Square brackets define a set of characters to match:

[aeiou]     — any vowel
[A-Z]       — any uppercase letter
[0-9a-f]    — any hex digit
[^0-9]      — anything that is NOT a digit

Groups and alternation

Parentheses group parts of a pattern, and | means "or":

(cat|dog)s?   — matches cat, cats, dog, dogs
(\d{3})-(\d{4}) — matches 555-1234 and captures each part

Captured groups are useful for extraction — pulling phone numbers, dates, or IDs out of messy text.

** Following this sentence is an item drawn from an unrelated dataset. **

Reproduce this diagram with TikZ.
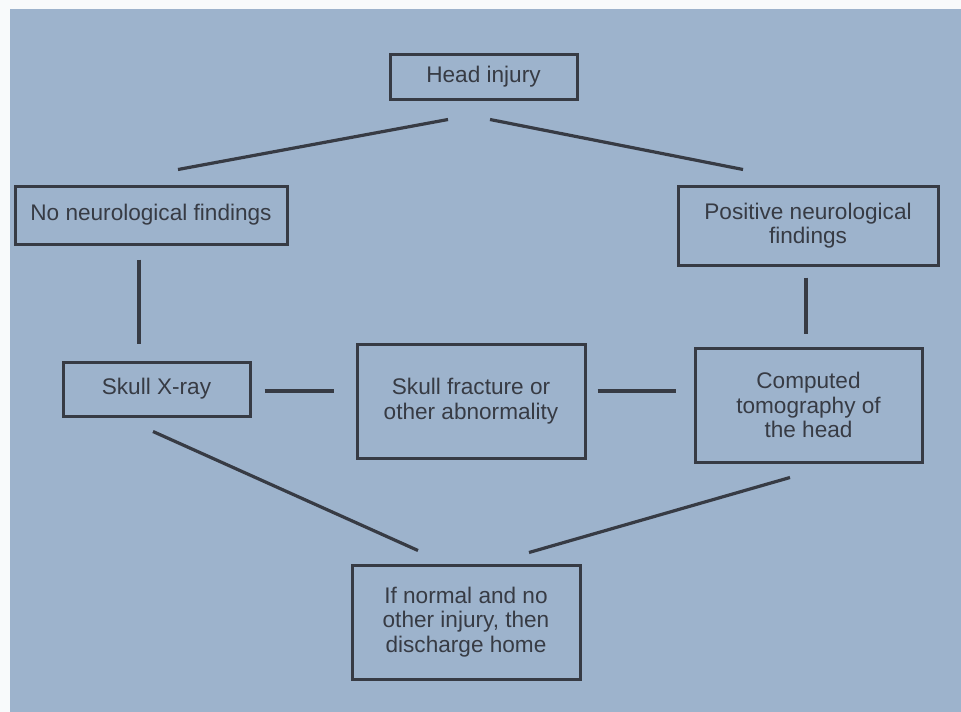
\documentclass[tikz,border=0pt]{standalone}
\usepackage{fontspec}
\setmainfont{Liberation Sans}
\usepackage{tikz}
\usetikzlibrary{calc}
\definecolor{panel}{RGB}{157,179,204}
\definecolor{ink}{RGB}{55,59,68}

\begin{document}
\begin{tikzpicture}[x=1pt, y=-1pt, box/.style = {draw=ink, line width=3pt, text=ink, align=center, inner sep=0pt, font=\fontsize{22.6}{24.5}\selectfont}, link/.style = {draw=ink, line width=3.2pt}]
	\useasboundingbox (0,0) rectangle (961,712);
	\fill[white!93!panel] (0,0) rectangle (961,712);
	\fill[panel] (10,9) rectangle (961,712);
	\node[box, minimum width=187pt, minimum height=45pt] (head) at (483.5,76.5) {Head injury};
	\node[box, minimum width=272pt, minimum height=58pt] (noneuro) at (151,215) {No neurological findings};
	\node[box, minimum width=260pt, minimum height=79pt] (posneuro) at (808,225.5) {Positive neurological\\findings};
	\node[box, minimum width=187pt, minimum height=54pt] (xray) at (156.5,389) {Skull X-ray};
	\node[box, minimum width=228pt, minimum height=114pt] (fracture) at (471,401) {Skull fracture or\\other abnormality};
	\node[box, minimum width=227pt, minimum height=114pt] (ct) at (808.5,405) {Computed\\tomography of\\the head};
	\node[box, minimum width=228pt, minimum height=114pt] (home) at (466,622) {If normal and no\\other injury, then\\discharge home};
	\draw[link] ($(head.south)+(-35.5,19)$) -- ($(noneuro.north)+(27,-15)$);
	\draw[link] ($(head.south)+(6.5,19)$) -- ($(posneuro.north)+(-65,-15)$);
	\draw[link] ($(noneuro.south)+(-12,14)$) -- ($(xray.north)+(-17.5,-17)$);
	\draw[link] ($(posneuro.south)+(-2,11)$) -- ($(ct.north)+(-2.5,-13)$);
	\draw[link] ($(xray.east)+(13,2)$) -- ($(fracture.west)+(-22,-10)$);
	\draw[link] ($(fracture.east)+(11,-10)$) -- ($(ct.west)+(-18,-14)$);
	\draw[link] ($(xray.south)+(-3.5,14)$) -- ($(home.north)+(-48,-13)$);
	\draw[link] ($(ct.south)+(-18.5,14)$) -- ($(home.north)+(63,-11)$);
\end{tikzpicture}
\end{document}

Common real-world patterns

Email (simplified)

^[^\s@]+@[^\s@]+\.[^\s@]+$

This checks for "something @ something . something" — good enough for client-side validation. For production, verify with an actual email delivery check using our Email Validator.

URL

https?:\/\/[^\s/$.?#].[^\s]*

Matches both http and https URLs. For building valid URLs, see the URL & Query String Builder.

Phone number (US)

\(?\d{3}\)?[-.\s]?\d{3}[-.\s]?\d{4}

Matches formats like (555) 123-4567, 555.123.4567, and 555-123-4567.

Date (YYYY-MM-DD)

\d{4}-(0[1-9]|1[0-2])-(0[1-9]|[12]\d|3[01])

Debugging regex

The best way to learn is by testing interactively. Paste your pattern and a sample string into our Regex Tester — it highlights matches in real time, shows captured groups, and explains what each part of your pattern does.

Write the simplest pattern that solves your problem. "Clever" regex is hard to maintain.

Performance pitfalls

Catastrophic backtracking

Nested quantifiers like (a+)+b can cause the engine to try an exponential number of paths on non-matching input. Avoid patterns where the same characters can be matched by multiple parts of the expression.

Anchoring saves time

If you know your pattern should match the full string, use ^ and $. Without anchors, the engine scans every position in the string looking for a partial match.

Quick reference cheat sheet

.           any character
\d \D       digit / non-digit
\w \W       word char / non-word
\s \S       whitespace / non-whitespace
[abc]       character set
[^abc]      negated set
(group)     capturing group
(?:group)   non-capturing group
a{3}        exactly 3
a{2,5}      between 2 and 5
a*? a+?     lazy (non-greedy) versions
(?=ahead)   positive lookahead
(?!ahead)   negative lookahead

Regex is a skill that compounds. Start with simple patterns, test them visually, and build complexity only when needed. Every language supports regex — once you learn the syntax, it's portable everywhere.